▸ Directions for this task: It is required that the lines from the top of the listing through the line with "return px, H - py" be reproduced exactly, excluding pictures.

▸ Given data:
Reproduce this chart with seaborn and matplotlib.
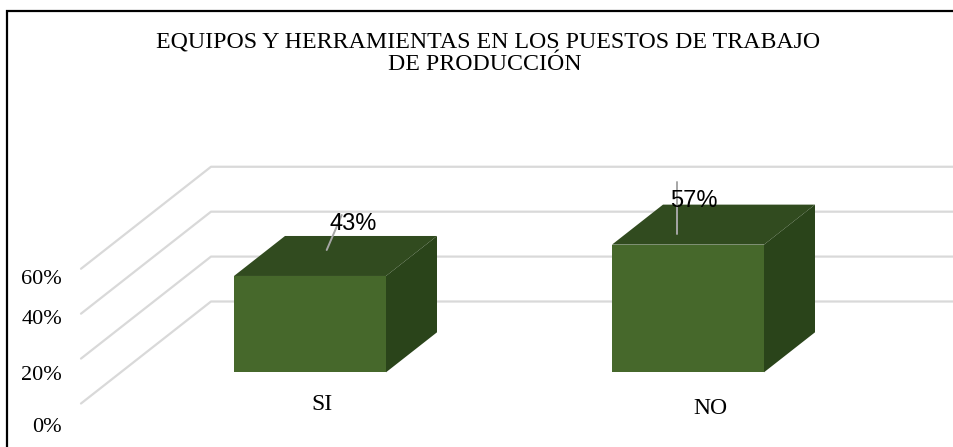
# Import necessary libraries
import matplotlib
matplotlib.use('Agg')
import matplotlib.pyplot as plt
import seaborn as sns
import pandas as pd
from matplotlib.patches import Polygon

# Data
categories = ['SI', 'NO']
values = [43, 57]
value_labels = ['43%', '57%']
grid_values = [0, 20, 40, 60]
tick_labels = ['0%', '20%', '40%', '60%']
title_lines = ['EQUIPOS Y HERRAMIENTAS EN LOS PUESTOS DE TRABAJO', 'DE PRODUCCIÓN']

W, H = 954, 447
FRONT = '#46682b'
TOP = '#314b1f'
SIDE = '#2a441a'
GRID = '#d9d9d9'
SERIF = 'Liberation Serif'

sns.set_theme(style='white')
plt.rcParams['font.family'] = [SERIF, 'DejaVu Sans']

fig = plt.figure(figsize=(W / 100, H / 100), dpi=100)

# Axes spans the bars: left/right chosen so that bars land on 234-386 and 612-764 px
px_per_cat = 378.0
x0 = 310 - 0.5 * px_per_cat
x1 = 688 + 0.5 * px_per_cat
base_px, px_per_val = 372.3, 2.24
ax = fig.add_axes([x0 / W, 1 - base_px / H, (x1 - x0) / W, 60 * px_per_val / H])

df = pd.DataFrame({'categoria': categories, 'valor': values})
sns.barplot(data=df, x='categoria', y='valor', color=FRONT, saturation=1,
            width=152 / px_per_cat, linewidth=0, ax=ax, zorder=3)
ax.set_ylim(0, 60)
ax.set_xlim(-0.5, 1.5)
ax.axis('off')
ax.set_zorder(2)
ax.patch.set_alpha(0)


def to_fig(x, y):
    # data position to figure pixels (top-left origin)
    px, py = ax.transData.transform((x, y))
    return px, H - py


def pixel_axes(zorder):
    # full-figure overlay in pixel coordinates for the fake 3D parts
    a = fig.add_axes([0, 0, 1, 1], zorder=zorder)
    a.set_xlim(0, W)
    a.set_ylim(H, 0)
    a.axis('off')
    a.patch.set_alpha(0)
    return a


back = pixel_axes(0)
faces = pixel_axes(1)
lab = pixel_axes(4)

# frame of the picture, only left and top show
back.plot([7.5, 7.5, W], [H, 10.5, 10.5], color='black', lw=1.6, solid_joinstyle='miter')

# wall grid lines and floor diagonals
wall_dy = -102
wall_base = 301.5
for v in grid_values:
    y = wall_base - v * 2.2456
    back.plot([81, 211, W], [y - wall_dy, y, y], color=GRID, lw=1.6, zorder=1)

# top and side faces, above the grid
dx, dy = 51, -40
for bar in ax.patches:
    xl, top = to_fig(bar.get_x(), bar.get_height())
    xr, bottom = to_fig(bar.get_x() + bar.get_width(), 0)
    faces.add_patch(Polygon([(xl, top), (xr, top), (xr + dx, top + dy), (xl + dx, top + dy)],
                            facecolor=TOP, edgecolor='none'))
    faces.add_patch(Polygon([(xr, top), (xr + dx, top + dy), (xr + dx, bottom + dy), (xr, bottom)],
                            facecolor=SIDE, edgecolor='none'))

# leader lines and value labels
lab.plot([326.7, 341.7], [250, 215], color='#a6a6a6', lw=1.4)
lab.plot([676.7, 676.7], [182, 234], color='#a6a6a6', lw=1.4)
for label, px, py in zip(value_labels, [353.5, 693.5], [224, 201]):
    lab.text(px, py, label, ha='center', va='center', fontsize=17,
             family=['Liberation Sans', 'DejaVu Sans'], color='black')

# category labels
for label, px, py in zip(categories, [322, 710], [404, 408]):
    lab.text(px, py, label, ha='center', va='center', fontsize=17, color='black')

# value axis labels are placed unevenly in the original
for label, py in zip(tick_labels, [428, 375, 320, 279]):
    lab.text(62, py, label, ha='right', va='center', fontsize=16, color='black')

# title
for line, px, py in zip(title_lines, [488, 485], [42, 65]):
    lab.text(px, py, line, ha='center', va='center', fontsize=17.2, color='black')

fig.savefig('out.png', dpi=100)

▸ Answer:
Reproduce this chart with seaborn and matplotlib.
# Import necessary libraries
import matplotlib
matplotlib.use('Agg')
import matplotlib.pyplot as plt
import seaborn as sns
import pandas as pd
from matplotlib.patches import Polygon

# Data
categories = ['SI', 'NO']
values = [43, 57]
value_labels = ['43%', '57%']
grid_values = [0, 20, 40, 60]
tick_labels = ['0%', '20%', '40%', '60%']
title_lines = ['EQUIPOS Y HERRAMIENTAS EN LOS PUESTOS DE TRABAJO', 'DE PRODUCCIÓN']

W, H = 954, 447
FRONT = '#46682b'
TOP = '#314b1f'
SIDE = '#2a441a'
GRID = '#d9d9d9'
SERIF = 'Liberation Serif'

sns.set_theme(style='white')
plt.rcParams['font.family'] = [SERIF, 'DejaVu Sans']

fig = plt.figure(figsize=(W / 100, H / 100), dpi=100)

# Axes spans the bars: left/right chosen so that bars land on 234-386 and 612-764 px
px_per_cat = 378.0
x0 = 310 - 0.5 * px_per_cat
x1 = 688 + 0.5 * px_per_cat
base_px, px_per_val = 372.3, 2.24
ax = fig.add_axes([x0 / W, 1 - base_px / H, (x1 - x0) / W, 60 * px_per_val / H])

df = pd.DataFrame({'categoria': categories, 'valor': values})
sns.barplot(data=df, x='categoria', y='valor', color=FRONT, saturation=1,
            width=152 / px_per_cat, linewidth=0, ax=ax, zorder=3)
ax.set_ylim(0, 60)
ax.set_xlim(-0.5, 1.5)
ax.axis('off')
ax.set_zorder(2)
ax.patch.set_alpha(0)


def to_fig(x, y):
    # data position to figure pixels (top-left origin)
    px, py = ax.transData.transform((x, y))
    return px, H - py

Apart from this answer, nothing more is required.